As an advocate for children and equal opportunities, McAtee said she’s also hopeful that this brings more jobs to the area and provides opportunities for more young people to get involved.

She is hopeful this is a first step towards more beautification and a positive sign of the times to come on the southeast side.

“I see so much coming and I would like, and I would hope that everybody here in our community and on the surrounding east side will get involved because if everybody worked together it would come out beautiful,” she said.

Next steps for the Community Justice Campus

City leaders said the Community Justice Campus has always been planned out as a multi-phased project to help accomplish neighborhood-led redevelopment priorities.

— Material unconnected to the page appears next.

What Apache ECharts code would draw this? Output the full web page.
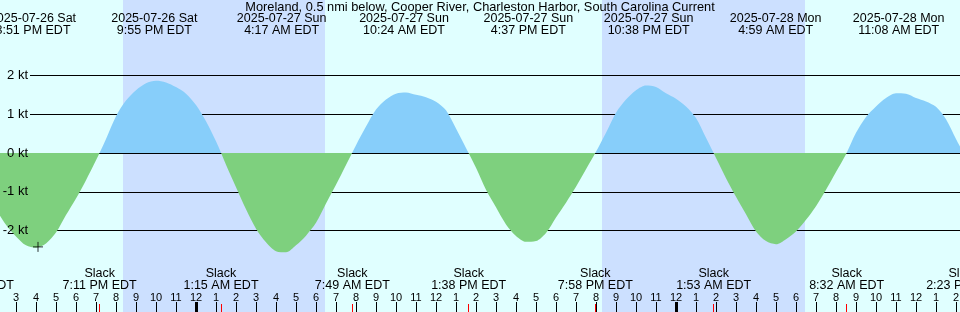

On Friday, they described their plans moving forward, including several additional infrastructure pieces.

  • Structured parking facilities are being designed, in addition to the ground lots already built, and construction will begin this year
  • Construction slated for a professional building that will house the Public Defender and Probation Department on the Professional Campus across the creek
  • A Youth and Family Services Center is being designed on the south end of the campus on prospect
  • Coroner and forensic facilities are being designed for construction across from Prospect Street

The city noted that all of these projects are included in the 140-acre footprint that Indianapolis acquired from Citizens Energy Group in 2017.